When the vehicle is run at such an eccentric state, exciting force is applied to the vehicle from unspringing position to create vibrations on the vehicle and also exciting force is applied to the tread rubber of the tire to create uneven wear. As a result, the effect of correcting static and dynamic unbalance quantities of the tire-wheel assembly to zero or near to zero before the mounting onto the vehicle for the control of vibrations during the running of the vehicle and the prevention of uneven wear of the tread rubber is largely damaged and also the vibration properties and the resistance to uneven wear in the vehicle provided with the tire-wheel assembly having insufficient corrected unbalance quantities are considerably degraded.
If the eccentric quantity is large, the exciting force creates a considerably large stress in the hub bolt 6 in addition to the simple degradation of the vibration properties in the high-speed running. In this case, the bolt 6 or the nut 7 is galled or occasionally creates fatigue breakage under the action of large repetitive stress and hence there is caused a fear of falling off the tire from the vehicle during the running. This tendency becomes remarkable when the weight of the tire-wheel assembly is heavy.
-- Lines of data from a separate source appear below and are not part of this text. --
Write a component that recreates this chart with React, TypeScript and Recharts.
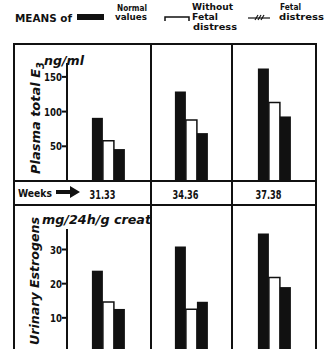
import { Bar, BarChart, XAxis, YAxis } from "recharts";

const weeks = ["31.33", "34.36", "37.38"];
const plasmaNormal = [91, 129, 162];
const plasmaNoDistress = [58, 88, 113];
const plasmaDistress = [46, 69, 93];
const urineNormal = [23.8, 30.9, 34.7];
const urineNoDistress = [14.6, 12.5, 21.8];
const urineDistress = [12.6, 14.7, 19];
const plasmaTicks = [50, 100, 150];
const urineTicks = [10, 20, 30];

const plasmaData = weeks.map((w, i) => ({
  week: w,
  normal: plasmaNormal[i],
  noDistress: plasmaNoDistress[i],
  distress: plasmaDistress[i],
}));
const urineData = weeks.map((w, i) => ({
  week: w,
  normal: urineNormal[i],
  noDistress: urineNoDistress[i],
  distress: urineDistress[i],
}));

const FONT = "'DejaVu Sans Condensed', 'Liberation Sans', sans-serif";
const INK = "#111";

// condensed bold tick text, squeezed to look like the old typeface
function YTick(props: any) {
  const { x, y, payload } = props;
  const s = String(payload.value);
  return (
    <text
      x={x}
      y={y}
      dy={4}
      textAnchor="end"
      fill={INK}
      fontSize={11}
      fontWeight={700}
      fontFamily={FONT}
      textLength={s.length * 6}
      lengthAdjust="spacingAndGlyphs"
    >
      {s}
    </text>
  );
}

function XTick(props: any) {
  const { x, y, payload } = props;
  return (
    <text
      x={x - 6}
      y={y}
      dy={10}
      textAnchor="middle"
      fill={INK}
      fontSize={12}
      fontWeight={700}
      fontFamily={FONT}
      textLength={26}
      lengthAdjust="spacingAndGlyphs"
    >
      {payload.value}
    </text>
  );
}

function Series() {
  return [
    <Bar key="n" dataKey="normal" fill={INK} isAnimationActive={false} />,
    <Bar key="w" dataKey="noDistress" fill="#fff" stroke={INK} strokeWidth={1.5} isAnimationActive={false} />,
    <Bar key="d" dataKey="distress" fill={INK} isAnimationActive={false} />,
  ];
}

const sq = { lengthAdjust: "spacingAndGlyphs" as const };

export default function App() {
  return (
    <div
      style={{
        position: "absolute",
        left: 0,
        top: 0,
        width: 326,
        height: 349,
        overflow: "hidden",
        background: "#fff",
        fontFamily: FONT,
      }}
    >
      <div style={{ position: "absolute", left: 0, top: 44 }}>
        <BarChart
          width={326}
          height={161}
          data={plasmaData}
          margin={{ top: 19, right: 10, bottom: 0, left: 0 }}
          barCategoryGap="30%"
          barGap={0}
        >
          <XAxis
            dataKey="week"
            height={24}
            tick={<XTick />}
            tickLine={false}
            axisLine={{ stroke: INK, strokeWidth: 2 }}
            tickMargin={2}
          />
          <YAxis
            width={67}
            domain={[0, 170]}
            ticks={plasmaTicks}
            tick={<YTick />}
            tickSize={5}
            tickMargin={0}
            tickLine={{ stroke: INK, strokeWidth: 2 }}
            axisLine={{ stroke: INK, strokeWidth: 2 }}
          />
          {Series()}
        </BarChart>
      </div>
      <div style={{ position: "absolute", left: 0, top: 205 }}>
        <BarChart
          width={326}
          height={147}
          data={urineData}
          margin={{ top: 24, right: 10, bottom: 0, left: 0 }}
          barCategoryGap="30%"
          barGap={0}
        >
          <XAxis dataKey="week" hide />
          <YAxis
            width={67}
            domain={[0, 36]}
            ticks={urineTicks}
            tick={<YTick />}
            tickSize={5}
            tickMargin={0}
            tickLine={{ stroke: INK, strokeWidth: 2 }}
            axisLine={{ stroke: INK, strokeWidth: 2 }}
          />
          {Series()}
        </BarChart>
      </div>
      <svg
        width={326}
        height={349}
        style={{ position: "absolute", left: 0, top: 0, pointerEvents: "none" }}
        fontFamily={FONT}
        fontWeight={700}
        fill={INK}
      >
        {/* frame */}
        <g stroke={INK} strokeWidth={2}>
          <line x1={14} y1={44} x2={317} y2={44} />
          <line x1={14} y1={43} x2={14} y2={349} />
          <line x1={316} y1={43} x2={316} y2={349} />
          <line x1={151} y1={43} x2={151} y2={349} />
          <line x1={232} y1={43} x2={232} y2={349} />
          <line x1={14} y1={181} x2={317} y2={181} />
          <line x1={14} y1={205} x2={317} y2={205} />
        </g>

        {/* legend */}
        <text x={15} y={22} fontSize={10} textLength={57} {...sq}>MEANS of</text>
        <rect x={77} y={14} width={27} height={6} fill={INK} />
        <text x={117} y={11} fontSize={9} textLength={30} {...sq}>Normal</text>
        <text x={115} y={20} fontSize={9} textLength={32} {...sq}>values</text>
        <path d="M165 21 V17 H189 V21" fill="none" stroke={INK} strokeWidth={1.5} />
        <text x={192} y={10} fontSize={9} textLength={41} {...sq}>Without</text>
        <text x={192} y={20} fontSize={9} textLength={26} {...sq}>Fetal</text>
        <text x={193} y={30} fontSize={9} textLength={44} {...sq}>distress</text>
        <g stroke={INK} strokeWidth={1.2}>
          <line x1={248} y1={18} x2={270} y2={18} />
          <line x1={255} y1={20} x2={258} y2={15} />
          <line x1={258} y1={20} x2={261} y2={15} />
          <line x1={261} y1={20} x2={264} y2={15} />
        </g>
        <text x={280} y={10} fontSize={9} textLength={21} {...sq}>Fetal</text>
        <text x={279} y={20} fontSize={9} textLength={45} {...sq}>distress</text>

        {/* units and axis titles */}
        <text x={44} y={65} fontSize={12} fontStyle="italic" textLength={40} {...sq}>ng/ml</text>
        <text
          transform="translate(40 118) rotate(-90)"
          textAnchor="middle"
          fontSize={13}
          fontStyle="italic"
          textLength={112}
          {...sq}
        >
          Plasma total E<tspan fontSize={10} dy={4}>3</tspan>
        </text>
        <text x={42} y={224} fontSize={12} fontStyle="italic" textLength={109} {...sq}>mg/24h/g creat</text>
        <text
          transform="translate(39 281) rotate(-90)"
          textAnchor="middle"
          fontSize={13}
          fontStyle="italic"
          textLength={128}
          {...sq}
        >
          Urinary Estrogens
        </text>

        {/* weeks row */}
        <text x={18} y={197} fontSize={11} textLength={34} {...sq}>Weeks</text>
        <path d="M56 190 H70 V186 L80 192 L70 198 V194 H56 Z" fill={INK} />
      </svg>
    </div>
  );
}
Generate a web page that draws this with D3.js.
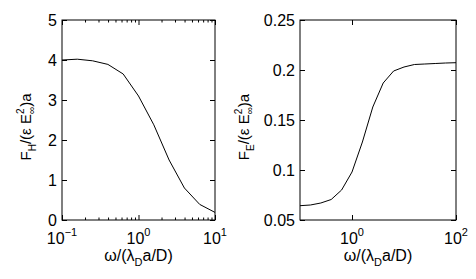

The relationship among the vibration of the vehicle, uneven wear of the tread rubber and the aforementioned mounting methods of the tire-wheel assembly onto the axle is investigated by comparison among the first to third methods, from which it is confirmed that the third method is superior to the first and second methods in accordance with the worker. However, the mounting work by the third method takes a long time and requires intuition based on the skilled worker's experience and also the scattering between the workers is large, so that it can not be said that the third method is general.